DATASET EXTRACT =

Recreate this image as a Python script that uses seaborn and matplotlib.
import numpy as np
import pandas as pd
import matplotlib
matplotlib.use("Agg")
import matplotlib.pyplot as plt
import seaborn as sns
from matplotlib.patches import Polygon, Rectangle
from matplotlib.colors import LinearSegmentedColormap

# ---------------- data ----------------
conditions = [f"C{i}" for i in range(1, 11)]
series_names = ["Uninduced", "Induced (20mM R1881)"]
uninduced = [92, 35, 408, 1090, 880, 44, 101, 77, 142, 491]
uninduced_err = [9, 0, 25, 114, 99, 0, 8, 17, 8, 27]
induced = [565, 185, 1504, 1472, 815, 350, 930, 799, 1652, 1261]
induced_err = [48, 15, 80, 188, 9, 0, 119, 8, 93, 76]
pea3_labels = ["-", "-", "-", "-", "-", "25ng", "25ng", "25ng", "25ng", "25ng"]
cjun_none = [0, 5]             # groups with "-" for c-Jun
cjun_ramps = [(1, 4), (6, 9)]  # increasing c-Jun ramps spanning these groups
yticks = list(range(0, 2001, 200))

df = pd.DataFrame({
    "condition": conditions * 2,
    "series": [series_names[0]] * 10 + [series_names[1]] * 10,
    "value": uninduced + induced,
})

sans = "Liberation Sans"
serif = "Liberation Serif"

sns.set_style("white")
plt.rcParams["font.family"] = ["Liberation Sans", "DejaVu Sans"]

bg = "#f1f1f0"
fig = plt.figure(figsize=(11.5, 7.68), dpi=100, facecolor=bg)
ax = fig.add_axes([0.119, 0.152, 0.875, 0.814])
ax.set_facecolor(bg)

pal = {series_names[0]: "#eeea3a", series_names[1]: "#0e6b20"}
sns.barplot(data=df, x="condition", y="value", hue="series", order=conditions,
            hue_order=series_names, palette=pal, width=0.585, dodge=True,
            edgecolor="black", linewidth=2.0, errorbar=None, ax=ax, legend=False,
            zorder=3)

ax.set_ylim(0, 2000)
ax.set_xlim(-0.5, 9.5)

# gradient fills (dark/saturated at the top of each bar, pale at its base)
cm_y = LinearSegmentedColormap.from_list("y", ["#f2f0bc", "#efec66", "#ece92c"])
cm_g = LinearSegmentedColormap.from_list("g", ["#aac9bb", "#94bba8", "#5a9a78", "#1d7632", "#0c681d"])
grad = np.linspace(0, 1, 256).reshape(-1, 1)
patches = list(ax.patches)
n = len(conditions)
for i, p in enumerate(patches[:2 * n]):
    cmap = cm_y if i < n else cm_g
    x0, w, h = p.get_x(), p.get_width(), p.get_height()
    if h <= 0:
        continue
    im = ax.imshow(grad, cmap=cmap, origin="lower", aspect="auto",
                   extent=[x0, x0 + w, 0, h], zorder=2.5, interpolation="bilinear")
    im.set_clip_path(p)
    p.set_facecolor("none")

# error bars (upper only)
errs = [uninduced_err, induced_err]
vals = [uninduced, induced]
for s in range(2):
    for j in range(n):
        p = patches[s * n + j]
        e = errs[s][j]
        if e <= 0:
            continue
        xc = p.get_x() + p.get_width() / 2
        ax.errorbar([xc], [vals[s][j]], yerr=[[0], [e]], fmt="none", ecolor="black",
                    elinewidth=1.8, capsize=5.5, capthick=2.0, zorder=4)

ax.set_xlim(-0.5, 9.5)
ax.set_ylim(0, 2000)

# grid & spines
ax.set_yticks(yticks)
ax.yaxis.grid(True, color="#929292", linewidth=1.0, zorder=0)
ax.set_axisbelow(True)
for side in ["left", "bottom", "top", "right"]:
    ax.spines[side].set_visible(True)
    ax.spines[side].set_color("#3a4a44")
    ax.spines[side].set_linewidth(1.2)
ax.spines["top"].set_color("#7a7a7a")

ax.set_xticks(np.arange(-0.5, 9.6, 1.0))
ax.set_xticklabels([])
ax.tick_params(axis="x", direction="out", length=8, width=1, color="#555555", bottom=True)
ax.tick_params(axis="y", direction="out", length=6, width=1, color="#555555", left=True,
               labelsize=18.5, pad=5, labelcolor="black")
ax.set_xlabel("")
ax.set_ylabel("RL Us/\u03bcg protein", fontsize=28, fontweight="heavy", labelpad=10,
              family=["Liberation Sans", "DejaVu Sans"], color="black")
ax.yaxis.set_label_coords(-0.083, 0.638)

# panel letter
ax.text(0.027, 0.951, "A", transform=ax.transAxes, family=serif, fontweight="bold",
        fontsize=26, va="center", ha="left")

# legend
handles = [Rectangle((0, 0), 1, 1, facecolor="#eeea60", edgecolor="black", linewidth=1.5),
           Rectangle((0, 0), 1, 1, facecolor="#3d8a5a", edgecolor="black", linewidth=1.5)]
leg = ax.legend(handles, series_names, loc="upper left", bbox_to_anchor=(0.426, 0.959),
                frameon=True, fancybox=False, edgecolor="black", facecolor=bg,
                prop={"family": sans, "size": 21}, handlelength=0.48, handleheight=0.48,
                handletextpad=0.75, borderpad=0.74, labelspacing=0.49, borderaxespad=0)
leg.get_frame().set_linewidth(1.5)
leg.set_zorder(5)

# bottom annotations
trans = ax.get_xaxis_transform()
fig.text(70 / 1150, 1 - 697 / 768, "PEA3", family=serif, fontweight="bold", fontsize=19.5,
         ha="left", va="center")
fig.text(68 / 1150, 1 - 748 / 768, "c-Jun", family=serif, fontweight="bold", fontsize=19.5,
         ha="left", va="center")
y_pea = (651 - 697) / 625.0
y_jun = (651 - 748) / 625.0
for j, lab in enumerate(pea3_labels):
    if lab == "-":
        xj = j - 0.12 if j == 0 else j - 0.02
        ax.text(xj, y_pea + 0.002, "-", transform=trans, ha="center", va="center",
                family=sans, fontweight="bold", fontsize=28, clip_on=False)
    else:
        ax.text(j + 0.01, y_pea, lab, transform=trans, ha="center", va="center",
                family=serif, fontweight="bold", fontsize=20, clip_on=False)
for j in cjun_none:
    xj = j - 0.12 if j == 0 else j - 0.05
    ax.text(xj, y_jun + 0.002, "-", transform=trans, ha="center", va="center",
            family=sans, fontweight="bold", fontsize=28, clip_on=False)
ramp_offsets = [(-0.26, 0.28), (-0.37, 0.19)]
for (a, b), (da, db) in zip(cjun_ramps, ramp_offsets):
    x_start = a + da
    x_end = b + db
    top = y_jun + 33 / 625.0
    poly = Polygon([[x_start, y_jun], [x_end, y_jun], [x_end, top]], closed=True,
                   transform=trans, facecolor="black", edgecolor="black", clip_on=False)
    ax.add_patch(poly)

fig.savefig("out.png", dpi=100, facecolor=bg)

GOAL =
Everything from the first line of the data through the line containing "from matplotlib.colors import" should be echoed exactly. Add nothing.

WORKED ANSWER =
Recreate this image as a Python script that uses seaborn and matplotlib.
import numpy as np
import pandas as pd
import matplotlib
matplotlib.use("Agg")
import matplotlib.pyplot as plt
import seaborn as sns
from matplotlib.patches import Polygon, Rectangle
from matplotlib.colors import LinearSegmentedColormap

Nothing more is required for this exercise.